The Pope at War
The Pope at War
Based on newly opened Vatican archives, a groundbreaking, explosive, and riveting book about Pope Pius XII and his actions during World War II, including how he responded to the Holocaust, by the Pulitzer Prize-winning author of The Pope and Mussolini.
"Spellbinding" - The Boston Globe
When Pope Pius XII died in 1958, his papers were sealed in the Vatican Secret Archives, leaving unanswered questions about what he knew and did during World War II. Those questions have only grown and festered, making Pius XII one of the most controversial popes in Church history, especially now as the Vatican prepares to canonize him.
In 2020, Pius XII’s archives were finally opened, and David I. Kertzer–widely recognized as one of the world’s leading Vatican scholars–has been mining this new material ever since, revealing how the pope came to set aside moral leadership in order to preserve his church’s power.
Based on thousands of never-before-seen documents not only from the Vatican, but from archives in Italy, Germany, France, Britain, and the United States, The Pope at War paints a new, dramatic portrait of what the pope did and did not do as war enveloped the continent and as the Nazis began their systematic mass murder of Europe’s Jews.

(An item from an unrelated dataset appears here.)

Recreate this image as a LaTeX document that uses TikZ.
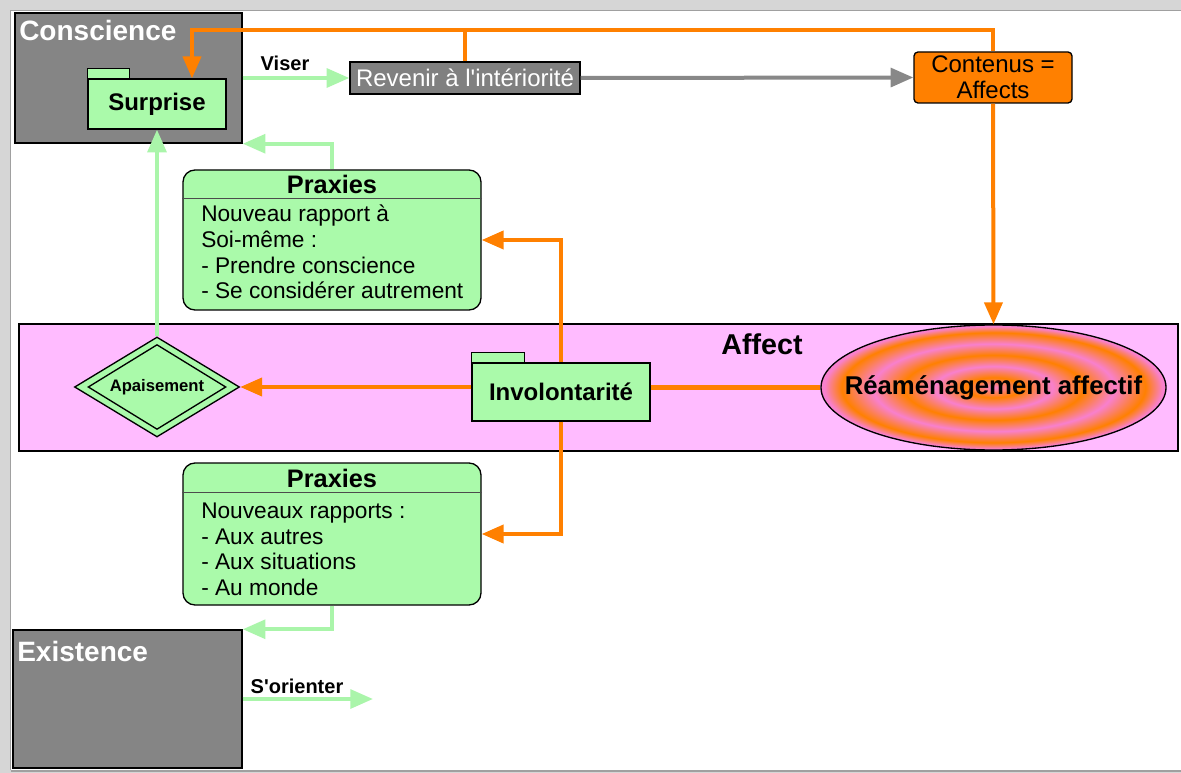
\documentclass[tikz,border=0pt]{standalone}
\usepackage{fontspec}
\setmainfont{Liberation Sans}
\newfontfamily\lsans{Liberation Sans}
\usetikzlibrary{arrows.meta,shapes.geometric,calc}
\definecolor{boxgray}{RGB}{133,133,133}
\definecolor{revgray}{RGB}{128,128,128}
\definecolor{arrgray}{RGB}{136,136,136}
\definecolor{lgreen}{RGB}{170,250,170}
\definecolor{cgreen}{RGB}{170,245,170}
\definecolor{orng}{RGB}{255,128,0}
\definecolor{bandpink}{RGB}{255,187,255}
\definecolor{ringpink}{RGB}{248,128,205}
\definecolor{framegray}{RGB}{214,214,214}
\definecolor{framedark}{RGB}{160,160,160}
\pgfdeclareradialshading{affshade4}{\pgfpoint{0bp}{0bp}}{color(0bp)=(ringpink); color(4bp)=(orng); color(8.5bp)=(ringpink); color(13bp)=(orng); color(17.5bp)=(ringpink); color(22bp)=(orng); color(24.5bp)=(ringpink); color(50bp)=(ringpink)}
\newcommand\fsz[2]{\fontsize{#1pt}{#2pt}\selectfont}
\begin{document}
\begin{tikzpicture}[x=0.75pt,y=-0.75pt,
  graybox/.style={draw=black, line width=1.1pt, fill=boxgray, inner sep=0pt},
  greenbox/.style={draw=black, line width=1pt, fill=lgreen, inner sep=0pt},
  praxbox/.style={greenbox, rounded corners=9pt},
  sepline/.style={draw=black!70, line width=0.8pt},
  gline/.style={draw=cgreen, line width=3pt},
  garrow/.style={gline, -{Triangle[length=17pt,width=14pt]}},
  oline/.style={draw=orng, line width=3pt},
  oarrow/.style={oline, -{Triangle[length=16.5pt,width=13.5pt]}},
  grarrow/.style={draw=arrgray, line width=3pt, -{Triangle[length=17pt,width=14pt]}},
  areatitle/.style={anchor=base west, inner sep=0pt, text=white, font=\bfseries\fsz{21}{25}},
  conlabel/.style={anchor=base, inner sep=0pt, font=\lsans\bfseries\fsz{15}{18}},
  hdr/.style={anchor=base, inner sep=0pt, font=\bfseries\fsz{19}{23}},
  bodyline/.style={anchor=base west, inner sep=0pt, font=\fsz{17}{20}},
]
\useasboundingbox (0,0) rectangle (1181,773);
% window frame
\fill[framegray] (0,0) rectangle (1181,773);
\fill[white] (11,11) rectangle (1181,770);
\draw[framedark, line width=0.8pt] (10.5,770) -- (10.5,10.5) -- (1181,10.5);
\draw[framedark, line width=1.5pt] (10.5,771) -- (1181,771);

% Affect band
\node[draw=black, line width=0.8pt, fill=bandpink, inner sep=0pt,
      minimum width=1159*0.75pt, minimum height=127*0.75pt] (affect) at (598.5,387.5) {};
\node[anchor=base, inner sep=0pt, font=\bfseries\fsz{21.5}{25}] (affectT) at (762,354) {Affect};

% Conscience area
\node[graybox, minimum width=227*0.75pt, minimum height=130*0.75pt] (conscience) at (128.5,78) {};
\node[areatitle] (conscienceT) at (19,41) {Conscience};
\node[greenbox, minimum width=138*0.75pt, minimum height=50*0.75pt, font=\bfseries\fsz{18}{21}] (surprise) at (157,104) {Surprise};
\draw[greenbox] (surprise.north west) rectangle ++(42,-10);

% Revenir
\node[draw=black, line width=1pt, fill=revgray, inner sep=0pt, text=white,
      minimum width=230*0.75pt, minimum height=32*0.75pt, font=\lsans\fsz{18}{21}] (revenir) at (465,78) {Revenir à l'intériorité};
% Contenus
\node[draw=black, line width=1pt, fill=orng, inner sep=0pt, rounded corners=3pt, align=center,
      minimum width=158*0.75pt, minimum height=51*0.75pt, font=\fsz{18}{19.5}] (contenus) at (993,77.5) {Contenus =\\Affects};

\node[conlabel] (viserL) at (285,71) {Viser};

% Praxies 1
\node[praxbox, minimum width=298*0.75pt, minimum height=140*0.75pt] (praxies1) at (332,240) {};
\draw[sepline] ($(praxies1.north west)+(0,29)$) -- ($(praxies1.north east)+(0,29)$);
\node[hdr] (p1h) at (332,194) {Praxies};
\node[bodyline] (p1a) at (201,222) {Nouveau rapport à};
\node[bodyline] (p1b) at (201,247.5) {Soi-même :};
\node[bodyline] (p1c) at (201,273.5) {- Prendre conscience};
\node[bodyline] (p1d) at (201,298.5) {- Se considérer autrement};

% Apaisement
\node[draw=black, line width=1pt, fill=lgreen, shape=diamond, aspect=1.65, inner sep=0pt,
      minimum width=165*0.75pt, minimum height=100*0.75pt, font=\bfseries\fsz{12.5}{15}] (apaisement) at (157,387) {Apaisement};
\draw[black, line width=1pt] ($(apaisement.north)+(0,8.5)$) -- ($(apaisement.east)+(-14.5,0)$) -- ($(apaisement.south)+(0,-8.5)$) -- ($(apaisement.west)+(14.5,0)$) -- cycle;

% Involontarite
\node[greenbox, minimum width=178*0.75pt, minimum height=58*0.75pt, font=\bfseries\fsz{18}{21}] (involontarite) at (561,392) {Involontarité};
\draw[greenbox] (involontarite.north west) rectangle ++(53,-10);

% Reamenagement
\node[draw=black, line width=1pt, shape=ellipse, shading=affshade4, inner sep=0pt,
      minimum width=345*0.75pt, minimum height=125*0.75pt] (reamenagement) at (993.5,387.5) {};
\node[inner sep=0pt, font=\bfseries\fsz{19.3}{23}] (reamT) at (reamenagement.center) {Réaménagement affectif};

% Praxies 2
\node[praxbox, minimum width=298*0.75pt, minimum height=142*0.75pt] (praxies2) at (332,534) {};
\draw[sepline] ($(praxies2.north west)+(0,30)$) -- ($(praxies2.north east)+(0,30)$);
\node[hdr] (p2h) at (332,487) {Praxies};
\node[bodyline] (p2a) at (201,518.5) {Nouveaux rapports :};
\node[bodyline] (p2b) at (201,544) {- Aux autres};
\node[bodyline] (p2c) at (201,569.5) {- Aux situations};
\node[bodyline] (p2d) at (201,595) {- Au monde};

% Existence area
\node[graybox, minimum width=229*0.75pt, minimum height=138*0.75pt] (existence) at (127.5,699) {};
\node[areatitle] (existenceT) at (17,661) {Existence};
\node[conlabel] (orienterL) at (297,693) {S'orienter};
\coordinate (orientEnd) at (373,699);

% connectors
\coordinate (topbend) at (192,30);
\draw[oline] (revenir.north) -- (revenir.north |- topbend);
\draw[oarrow] (contenus.north) |- (topbend) -- (topbend |- surprise.north);
\draw[garrow] (conscience.east) -- (revenir.west);
\draw[grarrow] (revenir.east) -- (contenus.west);
\draw[oarrow] (contenus.south) -- (reamenagement.north);
\draw[garrow] (praxies1.north) |- (conscience.south east);
\draw[garrow] (apaisement.north) -- (surprise.south);
\draw[oarrow] (involontarite.west |- apaisement.east) -- (apaisement.east);
\draw[oline] (involontarite.east |- reamenagement.west) -- (reamenagement.west);
\draw[oarrow] (involontarite.north) |- (praxies1.east);
\draw[oarrow] (involontarite.south) |- (praxies2.east);
\draw[garrow] (praxies2.south) |- (existence.north east);
\draw[garrow] (existence.east) -- (orientEnd);
\end{tikzpicture}
\end{document}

The book clears away the myths and sheer falsehoods surrounding the pope’s actions from 1939 to 1945, showing why the pope repeatedly bent to the wills of Hitler and Mussolini.
Just as Kertzer’s Pulitzer Prize-winning The Pope and Mussolini became the definitive book on Pope Pius XI and the Fascist regime, The Pope at War is destined to become the most influential account of his successor, Pius XII, and his relations with Mussolini and Hitler. Kertzer shows why no full understanding of the course of World War II is complete without knowledge of the dramatic, behind-the-scenes role played by the pope. “This remarkably researched book is replete with revelations that deserve the adjective ‘explosive,’” says Kevin Madigan, Winn Professor of Ecclesiastical History at Harvard University. “The Pope at War is a masterpiece.”
Publishers Weekly writes: drawing on recently unsealed documents from the Vatican archives, Pulitzer winner Kertzer (The Pope and Mussolini) delivers a devastating look at how Pope Pius XII put the preservation of the Catholic Church ahead of “courageous moral leadership” during WWII. The new evidence includes notes from secret meetings between Pius XII and a Nazi envoy that centered on the treatment of German Catholics while ignoring the invasion of Poland and other matters, and reports from the pope’s nuncios across Europe that reveal just how much he knew about the Holocaust. Kertzer also reveals that when tensions arose between Italian Fascists and the Vatican newspaper L’Osservatore Romano, the pope ordered it not to publish articles that were “in apparent contrast with the supreme interests of the country.” Despite the urgent pleas of priests, rabbis, and Allied diplomats, Pius XII refused to condemn “the Nazis’ ongoing extermination of Europe’s Jews,” including the deportation of more than 1,000 Roman Jews to Auschwitz in 1943 (only 16 survived). Kertzer acknowledges that Pius XII initially had legitimate concerns that the Axis dictators would soon be in control of Europe, and therefore needed to tread lightly, but as the tide turned and evidence of atrocities mounted, his approach never changed. “As a moral leader,” Kertzer concludes, “Pius XII must be judged a failure.” Scrupulous and authoritative, this is a damning case built by a master prosecutor.